**STATED PROBLEM**
The material below should be written out in full and exactly; pictures stay out of the copy.

**DATASET CONTENT**
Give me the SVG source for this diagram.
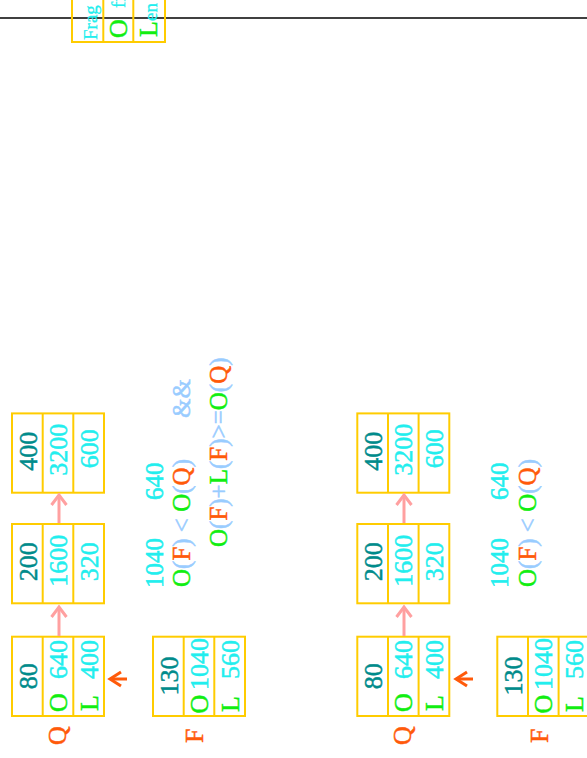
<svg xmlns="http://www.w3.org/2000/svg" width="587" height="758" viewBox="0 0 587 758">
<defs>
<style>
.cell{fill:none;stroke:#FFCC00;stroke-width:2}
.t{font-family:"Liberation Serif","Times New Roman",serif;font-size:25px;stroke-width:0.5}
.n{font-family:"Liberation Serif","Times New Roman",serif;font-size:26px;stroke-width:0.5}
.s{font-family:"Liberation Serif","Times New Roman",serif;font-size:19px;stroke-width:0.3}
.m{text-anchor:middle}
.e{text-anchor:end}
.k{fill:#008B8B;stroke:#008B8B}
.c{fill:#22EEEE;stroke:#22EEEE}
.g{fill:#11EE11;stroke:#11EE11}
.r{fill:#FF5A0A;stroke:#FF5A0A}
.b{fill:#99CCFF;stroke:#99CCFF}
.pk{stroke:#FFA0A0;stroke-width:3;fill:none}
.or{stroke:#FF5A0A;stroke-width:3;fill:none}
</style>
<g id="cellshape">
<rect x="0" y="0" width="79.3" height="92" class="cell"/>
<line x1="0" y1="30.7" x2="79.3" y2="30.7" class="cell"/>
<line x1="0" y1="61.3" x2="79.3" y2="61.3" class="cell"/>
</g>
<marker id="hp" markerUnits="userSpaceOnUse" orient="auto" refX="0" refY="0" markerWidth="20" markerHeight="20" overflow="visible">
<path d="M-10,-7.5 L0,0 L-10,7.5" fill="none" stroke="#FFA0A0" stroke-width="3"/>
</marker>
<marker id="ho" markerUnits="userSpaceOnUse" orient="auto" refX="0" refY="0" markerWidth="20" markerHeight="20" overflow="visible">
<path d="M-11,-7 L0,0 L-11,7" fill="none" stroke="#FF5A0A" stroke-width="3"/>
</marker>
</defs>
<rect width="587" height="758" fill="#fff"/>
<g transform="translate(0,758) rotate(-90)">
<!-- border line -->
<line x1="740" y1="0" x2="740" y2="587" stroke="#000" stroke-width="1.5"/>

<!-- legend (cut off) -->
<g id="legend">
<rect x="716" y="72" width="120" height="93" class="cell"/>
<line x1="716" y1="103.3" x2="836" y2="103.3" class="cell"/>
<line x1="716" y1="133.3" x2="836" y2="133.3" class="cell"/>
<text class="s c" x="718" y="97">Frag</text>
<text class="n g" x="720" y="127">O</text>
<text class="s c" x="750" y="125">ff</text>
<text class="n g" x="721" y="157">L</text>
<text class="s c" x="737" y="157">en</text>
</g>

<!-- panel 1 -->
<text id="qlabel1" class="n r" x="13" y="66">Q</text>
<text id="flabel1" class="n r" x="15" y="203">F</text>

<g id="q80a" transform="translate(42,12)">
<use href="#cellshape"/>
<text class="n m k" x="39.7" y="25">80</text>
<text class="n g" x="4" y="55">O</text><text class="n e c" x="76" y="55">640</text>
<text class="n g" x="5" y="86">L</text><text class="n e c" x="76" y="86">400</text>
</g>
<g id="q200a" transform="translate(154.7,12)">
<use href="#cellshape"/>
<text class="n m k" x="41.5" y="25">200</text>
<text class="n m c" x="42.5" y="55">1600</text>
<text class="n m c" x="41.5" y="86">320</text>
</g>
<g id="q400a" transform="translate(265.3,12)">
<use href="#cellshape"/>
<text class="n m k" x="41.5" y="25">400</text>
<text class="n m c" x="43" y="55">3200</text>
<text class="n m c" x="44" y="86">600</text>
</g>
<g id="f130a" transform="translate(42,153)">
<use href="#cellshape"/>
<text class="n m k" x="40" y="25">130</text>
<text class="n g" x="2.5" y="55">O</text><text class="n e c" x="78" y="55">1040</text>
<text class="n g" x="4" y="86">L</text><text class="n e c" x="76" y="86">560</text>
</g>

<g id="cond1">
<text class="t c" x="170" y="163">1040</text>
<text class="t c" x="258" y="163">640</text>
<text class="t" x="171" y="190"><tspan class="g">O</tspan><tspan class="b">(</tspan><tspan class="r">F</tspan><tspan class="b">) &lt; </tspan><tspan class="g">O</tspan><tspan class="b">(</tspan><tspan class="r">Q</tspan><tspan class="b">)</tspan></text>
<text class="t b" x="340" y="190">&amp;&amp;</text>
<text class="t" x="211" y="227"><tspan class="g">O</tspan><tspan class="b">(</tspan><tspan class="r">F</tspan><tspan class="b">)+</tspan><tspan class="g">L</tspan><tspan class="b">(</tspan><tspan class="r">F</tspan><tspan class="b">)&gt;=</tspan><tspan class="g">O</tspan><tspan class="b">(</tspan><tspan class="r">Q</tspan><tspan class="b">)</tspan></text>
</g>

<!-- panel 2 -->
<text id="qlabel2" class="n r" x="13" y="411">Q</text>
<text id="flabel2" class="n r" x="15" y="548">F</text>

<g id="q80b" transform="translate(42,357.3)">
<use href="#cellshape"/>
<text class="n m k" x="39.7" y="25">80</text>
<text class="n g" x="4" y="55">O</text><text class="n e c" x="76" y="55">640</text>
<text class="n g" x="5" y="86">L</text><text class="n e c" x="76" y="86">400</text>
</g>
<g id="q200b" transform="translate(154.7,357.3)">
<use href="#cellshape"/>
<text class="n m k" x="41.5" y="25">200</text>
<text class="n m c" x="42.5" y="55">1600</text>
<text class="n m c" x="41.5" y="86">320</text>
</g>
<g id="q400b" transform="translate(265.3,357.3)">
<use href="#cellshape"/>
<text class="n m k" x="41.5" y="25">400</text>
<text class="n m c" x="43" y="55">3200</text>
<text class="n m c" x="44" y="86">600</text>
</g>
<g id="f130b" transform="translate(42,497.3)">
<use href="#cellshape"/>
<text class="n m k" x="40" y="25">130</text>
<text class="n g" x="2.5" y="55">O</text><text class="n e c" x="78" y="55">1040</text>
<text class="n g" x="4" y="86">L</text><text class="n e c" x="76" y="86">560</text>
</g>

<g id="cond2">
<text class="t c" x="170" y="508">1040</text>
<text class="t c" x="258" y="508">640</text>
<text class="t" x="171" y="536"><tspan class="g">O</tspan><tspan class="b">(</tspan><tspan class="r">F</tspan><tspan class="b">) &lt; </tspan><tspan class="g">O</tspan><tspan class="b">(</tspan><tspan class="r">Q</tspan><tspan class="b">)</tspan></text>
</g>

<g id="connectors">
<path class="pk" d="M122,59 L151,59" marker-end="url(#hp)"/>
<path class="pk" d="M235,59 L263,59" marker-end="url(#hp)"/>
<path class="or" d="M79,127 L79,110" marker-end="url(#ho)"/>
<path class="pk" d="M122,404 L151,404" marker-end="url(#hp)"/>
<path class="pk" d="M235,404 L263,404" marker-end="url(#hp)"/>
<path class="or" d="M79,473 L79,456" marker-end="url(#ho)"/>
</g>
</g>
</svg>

**THE REPLY**
Give me the SVG source for this diagram.
<svg xmlns="http://www.w3.org/2000/svg" width="587" height="758" viewBox="0 0 587 758">
<defs>
<style>
.cell{fill:none;stroke:#FFCC00;stroke-width:2}
.t{font-family:"Liberation Serif","Times New Roman",serif;font-size:25px;stroke-width:0.5}
.n{font-family:"Liberation Serif","Times New Roman",serif;font-size:26px;stroke-width:0.5}
.s{font-family:"Liberation Serif","Times New Roman",serif;font-size:19px;stroke-width:0.3}
.m{text-anchor:middle}
.e{text-anchor:end}
.k{fill:#008B8B;stroke:#008B8B}
.c{fill:#22EEEE;stroke:#22EEEE}
.g{fill:#11EE11;stroke:#11EE11}
.r{fill:#FF5A0A;stroke:#FF5A0A}
.b{fill:#99CCFF;stroke:#99CCFF}
.pk{stroke:#FFA0A0;stroke-width:3;fill:none}
.or{stroke:#FF5A0A;stroke-width:3;fill:none}
</style>
<g id="cellshape">
<rect x="0" y="0" width="79.3" height="92" class="cell"/>
<line x1="0" y1="30.7" x2="79.3" y2="30.7" class="cell"/>
<line x1="0" y1="61.3" x2="79.3" y2="61.3" class="cell"/>
</g>
<marker id="hp" markerUnits="userSpaceOnUse" orient="auto" refX="0" refY="0" markerWidth="20" markerHeight="20" overflow="visible">
<path d="M-10,-7.5 L0,0 L-10,7.5" fill="none" stroke="#FFA0A0" stroke-width="3"/>
</marker>
<marker id="ho" markerUnits="userSpaceOnUse" orient="auto" refX="0" refY="0" markerWidth="20" markerHeight="20" overflow="visible">
<path d="M-11,-7 L0,0 L-11,7" fill="none" stroke="#FF5A0A" stroke-width="3"/>
</marker>
</defs>
<rect width="587" height="758" fill="#fff"/>
<g transform="translate(0,758) rotate(-90)">
<!-- border line -->
<line x1="740" y1="0" x2="740" y2="587" stroke="#000" stroke-width="1.5"/>

<!-- legend (cut off) -->
<g id="legend">
<rect x="716" y="72" width="120" height="93" class="cell"/>
<line x1="716" y1="103.3" x2="836" y2="103.3" class="cell"/>
<line x1="716" y1="133.3" x2="836" y2="133.3" class="cell"/>
<text class="s c" x="718" y="97">Frag</text>
<text class="n g" x="720" y="127">O</text>
<text class="s c" x="750" y="125">ff</text>
<text class="n g" x="721" y="157">L</text>
<text class="s c" x="737" y="157">en</text>
</g>

<!-- panel 1 -->
<text id="qlabel1" class="n r" x="13" y="66">Q</text>
<text id="flabel1" class="n r" x="15" y="203">F</text>

<g id="q80a" transform="translate(42,12)">
<use href="#cellshape"/>
<text class="n m k" x="39.7" y="25">80</text>
<text class="n g" x="4" y="55">O</text><text class="n e c" x="76" y="55">640</text>
<text class="n g" x="5" y="86">L</text><text class="n e c" x="76" y="86">400</text>
</g>
<g id="q200a" transform="translate(154.7,12)">
<use href="#cellshape"/>
<text class="n m k" x="41.5" y="25">200</text>
<text class="n m c" x="42.5" y="55">1600</text>
<text class="n m c" x="41.5" y="86">320</text>
</g>
<g id="q400a" transform="translate(265.3,12)">
<use href="#cellshape"/>
<text class="n m k" x="41.5" y="25">400</text>
<text class="n m c" x="43" y="55">3200</text>
<text class="n m c" x="44" y="86">600</text>
</g>
<g id="f130a" transform="translate(42,153)">
<use href="#cellshape"/>
<text class="n m k" x="40" y="25">130</text>
<text class="n g" x="2.5" y="55">O</text><text class="n e c" x="78" y="55">1040</text>
<text class="n g" x="4" y="86">L</text><text class="n e c" x="76" y="86">560</text>
</g>

<g id="cond1">
<text class="t c" x="170" y="163">1040</text>
<text class="t c" x="258" y="163">640</text>
<text class="t" x="171" y="190"><tspan class="g">O</tspan><tspan class="b">(</tspan><tspan class="r">F</tspan><tspan class="b">) &lt; </tspan><tspan class="g">O</tspan><tspan class="b">(</tspan><tspan class="r">Q</tspan><tspan class="b">)</tspan></text>
<text class="t b" x="340" y="190">&amp;&amp;</text>
<text class="t" x="211" y="227"><tspan class="g">O</tspan><tspan class="b">(</tspan><tspan class="r">F</tspan><tspan class="b">)+</tspan><tspan class="g">L</tspan><tspan class="b">(</tspan><tspan class="r">F</tspan><tspan class="b">)&gt;=</tspan><tspan class="g">O</tspan><tspan class="b">(</tspan><tspan class="r">Q</tspan><tspan class="b">)</tspan></text>
</g>

<!-- panel 2 -->
<text id="qlabel2" class="n r" x="13" y="411">Q</text>
<text id="flabel2" class="n r" x="15" y="548">F</text>

<g id="q80b" transform="translate(42,357.3)">
<use href="#cellshape"/>
<text class="n m k" x="39.7" y="25">80</text>
<text class="n g" x="4" y="55">O</text><text class="n e c" x="76" y="55">640</text>
<text class="n g" x="5" y="86">L</text><text class="n e c" x="76" y="86">400</text>
</g>
<g id="q200b" transform="translate(154.7,357.3)">
<use href="#cellshape"/>
<text class="n m k" x="41.5" y="25">200</text>
<text class="n m c" x="42.5" y="55">1600</text>
<text class="n m c" x="41.5" y="86">320</text>
</g>
<g id="q400b" transform="translate(265.3,357.3)">
<use href="#cellshape"/>
<text class="n m k" x="41.5" y="25">400</text>
<text class="n m c" x="43" y="55">3200</text>
<text class="n m c" x="44" y="86">600</text>
</g>
<g id="f130b" transform="translate(42,497.3)">
<use href="#cellshape"/>
<text class="n m k" x="40" y="25">130</text>
<text class="n g" x="2.5" y="55">O</text><text class="n e c" x="78" y="55">1040</text>
<text class="n g" x="4" y="86">L</text><text class="n e c" x="76" y="86">560</text>
</g>

<g id="cond2">
<text class="t c" x="170" y="508">1040</text>
<text class="t c" x="258" y="508">640</text>
<text class="t" x="171" y="536"><tspan class="g">O</tspan><tspan class="b">(</tspan><tspan class="r">F</tspan><tspan class="b">) &lt; </tspan><tspan class="g">O</tspan><tspan class="b">(</tspan><tspan class="r">Q</tspan><tspan class="b">)</tspan></text>
</g>

<g id="connectors">
<path class="pk" d="M122,59 L151,59" marker-end="url(#hp)"/>
<path class="pk" d="M235,59 L263,59" marker-end="url(#hp)"/>
<path class="or" d="M79,127 L79,110" marker-end="url(#ho)"/>
<path class="pk" d="M122,404 L151,404" marker-end="url(#hp)"/>
<path class="pk" d="M235,404 L263,404" marker-end="url(#hp)"/>
<path class="or" d="M79,473 L79,456" marker-end="url(#ho)"/>
</g>
</g>
</svg>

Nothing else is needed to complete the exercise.